Такая же отмеченность печатью гениальности и такой же трагический разлом и разлад первичной гармонии, как и в глубоко трагической фигуре Фрейда. И как лежит эта печать индивидуальной драмы на всем абрисе его учения!
Такой же круг фанатиков из окружающих его учеников.
Такой же бурный рост индивидуальностей вокруг него.
Такая же нетерпимость к любому признаку самостоятельности.
Такие же методы «духовной инквизиции».
Такое же беспощадное истребление.
Отталкивание.
Отлучение тех, кто провинился лишь в том, что дал заговорить в себе собственному голосу…
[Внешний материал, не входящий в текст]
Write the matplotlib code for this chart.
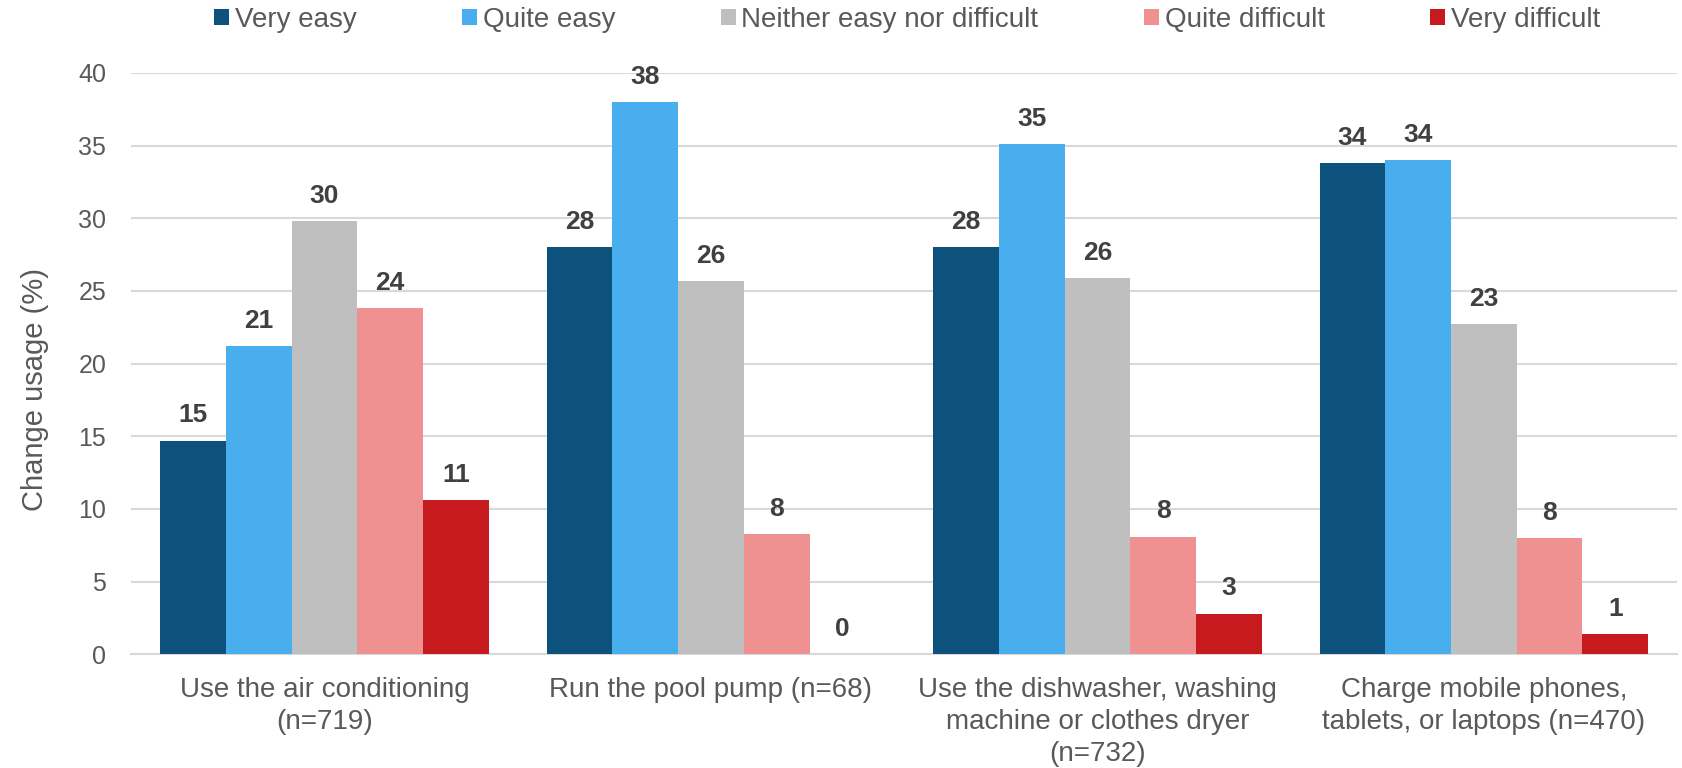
import matplotlib.pyplot as plt
import numpy as np

plt.rcParams['font.family'] = ['Liberation Sans', 'DejaVu Sans']

categories = ["Use the air conditioning\n(n=719)",
              "Run the pool pump (n=68)",
              "Use the dishwasher, washing\nmachine or clothes dryer\n(n=732)",
              "Charge mobile phones,\ntablets, or laptops (n=470)"]
series = ["Very easy", "Quite easy", "Neither easy nor difficult",
          "Quite difficult", "Very difficult"]
very_easy = [14.7, 28.0, 28.0, 33.8]
quite_easy = [21.2, 38.0, 35.1, 34.0]
neither = [29.8, 25.7, 25.9, 22.7]
quite_difficult = [23.8, 8.3, 8.1, 8.0]
very_difficult = [10.6, 0.0, 2.8, 1.4]
colors = ["#0D527C", "#48AEEE", "#BFBFBF", "#F09191", "#C61A1E"]

values = [very_easy, quite_easy, neither, quite_difficult, very_difficult]

fig = plt.figure(figsize=(16.83, 7.68), dpi=100)
ax = fig.add_axes([0.078, 0.148, 0.9185, 0.757])

x = np.arange(len(categories))
width = 0.17
for i, (name, vals) in enumerate(zip(series, values)):
    pos = x + (i - 2) * width
    ax.bar(pos, vals, width, color=colors[i], label=name, zorder=3)
    for px, v in zip(pos, vals):
        ax.annotate("{:.0f}".format(v), (px, v), xytext=(0, 9.5),
                    textcoords="offset points", ha="center", va="bottom",
                    fontsize=19, fontweight="bold", color="#404040")

ax.set_xlim(-0.5, 3.5)
ax.set_ylim(0, 40)
ax.set_yticks(range(0, 45, 5))
ax.set_xticks(x)
ax.set_xticklabels(categories, fontsize=20, color="#595959", linespacing=1.3)
ax.tick_params(axis="y", labelsize=18, labelcolor="#595959", length=0, pad=18)
ax.tick_params(axis="x", length=0, pad=16)
ax.yaxis.grid(True, color="#D9D9D9", linewidth=1.5, zorder=0)
for s in ["top", "right", "left"]:
    ax.spines[s].set_visible(False)
ax.spines["bottom"].set_color("#D9D9D9")
ax.spines["bottom"].set_linewidth(1.5)
ax.set_ylabel("Change usage (%)", fontsize=21, color="#595959")
ax.yaxis.set_label_coords(-0.053, 0.456)

fig.legend(loc="center", bbox_to_anchor=(0.539, 0.974), ncol=5, frameon=False,
           fontsize=20, handlelength=0.54, handleheight=0.54, handletextpad=0.2,
           columnspacing=3.8, labelcolor="#595959")

fig.savefig("out.png", dpi=100)
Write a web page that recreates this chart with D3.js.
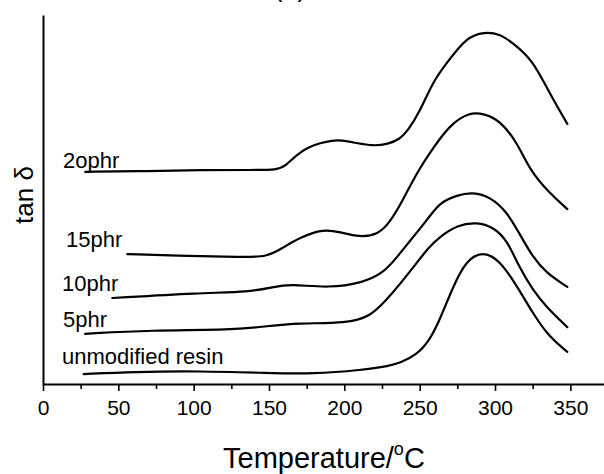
<!DOCTYPE html>
<html>
<head>
<meta charset="utf-8">
<script src="https://cdn.jsdelivr.net/npm/d3@7"></script>
<style>
  html, body { margin: 0; padding: 0; background: #fff; }
  svg { display: block; }
  text { font-family: "Liberation Sans", Arial, Helvetica, sans-serif; fill: #000; }
</style>
</head>
<body>
<svg id="chart" width="604" height="474"></svg>
<script>
// ---------- data (temperature in °C, tan δ in arbitrary offset units) ----------
const xTicks = [0, 50, 100, 150, 200, 250, 300, 350];
const xMinorTicks = [25, 75, 125, 175, 225, 275, 325];

const temp20 = [28, 70, 105, 140, 155, 161, 168, 176, 184, 192, 198, 208, 219, 229, 237, 242, 250, 259, 268, 281, 293, 303, 312, 325, 336, 348];
const tan20  = [5.75, 5.77, 5.80, 5.80, 5.80, 5.91, 6.20, 6.42, 6.53, 6.60, 6.61, 6.53, 6.45, 6.50, 6.64, 6.86, 7.37, 8.21, 8.70, 9.40, 9.54, 9.49, 9.24, 8.78, 7.89, 7.05];

const temp15 = [56, 98, 131, 149, 159, 171, 186, 197, 210, 222, 230, 239, 248, 259, 270, 283, 293, 303, 315, 323, 336, 348];
const tan15  = [3.52, 3.47, 3.44, 3.44, 3.69, 3.98, 4.20, 4.12, 3.98, 4.04, 4.36, 4.99, 5.72, 6.40, 7.02, 7.37, 7.32, 7.15, 6.53, 5.80, 5.18, 4.74];

const temp10 = [46, 104, 137, 153, 164, 190, 212, 226, 235, 244, 256, 263, 275, 285, 297, 308, 316, 325, 334, 348];
const tan10  = [2.33, 2.47, 2.49, 2.63, 2.71, 2.60, 2.74, 3.01, 3.44, 3.90, 4.50, 4.91, 5.12, 5.20, 5.07, 4.66, 4.09, 3.44, 3.01, 2.63];

const temp5 = [28, 71, 126, 149, 169, 202, 217, 228, 237, 248, 256, 263, 275, 288, 299, 308, 316, 325, 334, 348];
const tan5  = [1.36, 1.46, 1.46, 1.57, 1.65, 1.65, 1.82, 2.28, 2.71, 3.28, 3.70, 3.98, 4.31, 4.39, 4.25, 3.90, 3.17, 2.55, 2.09, 1.54];

const temp0 = [27, 60, 104, 149, 179, 212, 230, 237, 248, 256, 263, 272, 281, 292, 303, 315, 325, 336, 348];
const tan0  = [0.27, 0.33, 0.35, 0.30, 0.27, 0.38, 0.49, 0.57, 0.79, 1.15, 1.70, 2.63, 3.36, 3.60, 3.36, 2.63, 1.92, 1.27, 0.87];

const seriesNames = ["2ophr", "15phr", "10phr", "5phr", "unmodified resin"];
const seriesTemps = [temp20, temp15, temp10, temp5, temp0];
const seriesTans  = [tan20, tan15, tan10, tan5, tan0];
// label anchor (temperature, tan δ) for each series name
const labelTemps = [13.3, 15.3, 12.6, 13.3, 12.6];
const labelTans  = [5.85, 3.71, 2.52, 1.54, 0.54];

// ---------- layout ----------
const svg = d3.select("#chart");
const mLeft = 43, mRight = 605, mTop = 15, mBottom = 384;

const x = d3.scaleLinear().domain([0, 373]).range([mLeft, mRight]);
const y = d3.scaleLinear().domain([0, 10]).range([mBottom, mTop]);

// title (cut off at top, as in the reference)
svg.append("text")
  .attr("x", 290).attr("y", -4)
  .attr("text-anchor", "middle")
  .style("font-size", "27px")
  .text("(a)");

// x axis major
const gx = svg.append("g").attr("transform", `translate(0,${mBottom})`)
  .call(d3.axisBottom(x).tickValues(xTicks).tickSize(7).tickPadding(9).tickSizeOuter(0));
gx.select(".domain").attr("stroke", "#000").attr("stroke-width", 2);
gx.selectAll(".tick line").attr("stroke", "#000").attr("stroke-width", 1.6);
gx.selectAll(".tick text").style("font-size", "21px").attr("font-family", null);

// x axis minor
const gxm = svg.append("g").attr("transform", `translate(0,${mBottom})`)
  .call(d3.axisBottom(x).tickValues(xMinorTicks).tickSize(5).tickFormat(() => "").tickSizeOuter(0));
gxm.select(".domain").remove();
gxm.selectAll(".tick line").attr("stroke", "#000").attr("stroke-width", 1.6);

// y axis (no ticks)
const gy = svg.append("g").attr("transform", `translate(${mLeft},0)`)
  .call(d3.axisLeft(y).tickValues([]).tickSizeOuter(0));
gy.select(".domain").attr("stroke", "#000").attr("stroke-width", 2);

// curves
const line = d3.line()
  .x(d => x(d[0]))
  .y(d => y(d[1]))
  .curve(d3.curveBasis);

seriesNames.forEach((name, i) => {
  const pts = seriesTemps[i].map((t, j) => [t, seriesTans[i][j]]);
  svg.append("path")
    .datum(pts)
    .attr("fill", "none")
    .attr("stroke", "#000")
    .attr("stroke-width", 2.2)
    .attr("stroke-linejoin", "round")
    .attr("stroke-linecap", "round")
    .attr("d", line);
  svg.append("text")
    .attr("x", x(labelTemps[i]))
    .attr("y", y(labelTans[i]))
    .style("font-size", "22px")
    .text(name);
});

// axis titles
svg.append("text")
  .attr("transform", "translate(33,195) rotate(-90)")
  .attr("text-anchor", "middle")
  .style("font-size", "26px")
  .text("tan δ");

const xt = svg.append("text")
  .attr("x", 223).attr("y", 468)
  .style("font-size", "29px");
xt.append("tspan").text("Temperature/");
xt.append("tspan").attr("dy", -13).style("font-size", "18px").text("o");
xt.append("tspan").attr("dy", 13).text("C");
</script>
</body>
</html>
Конечно, я давно соскользнул с описания курии Фрейда и пишу об атмосфере школы и театра кумира моей юности, моего театрального вождя, моего учителя.
[…] Мейерхольд!
Сочетание гениальности творца и коварства личности.
Неисчислимые муки тех, кто, как я, беззаветно его любили.
Неисчислимые мгновения восторга, наблюдая магию творчества этого неповторимого волшебника театра.
Сколько раз уходил Ильинский!
Как мучилась Бабанова!
Какой ад 一 слава, богу кратковременный! 一 пережил я, прежде чем быть вытолкнутым за двери рая, из рядов его театра, когда я «посмел» обзавестись своим коллективом на стороне 一 в Пролеткульте.
Он обожал «Привидения» Ибсена.
Несчетное число раз играл Освальда.
Неоднократно ставил.
Сколько раз в часы задумчивости он мне показывал, как он играл его, играя на рояле.
Кажется, что привлекала его тема повторности, которая так удивительно пронизывает историю фру Альвинг и ее сына.
И сколько раз он сам повторно на учениках и близких, злокозненно по-режиссерски провоцируя необходимые условия и обстановку, воссоздавал собственную страницу творческой юности – разрыв со Станиславским.
Удивительная была любовь и уважение его к К[онстантину] С[ергеевичу]… даже в самые боевые годы борьбы против Художественного театра.
Сколько раз он говорил с любовью о К[онстантине] С[ергеевиче], как высоко ценил его талант и умение!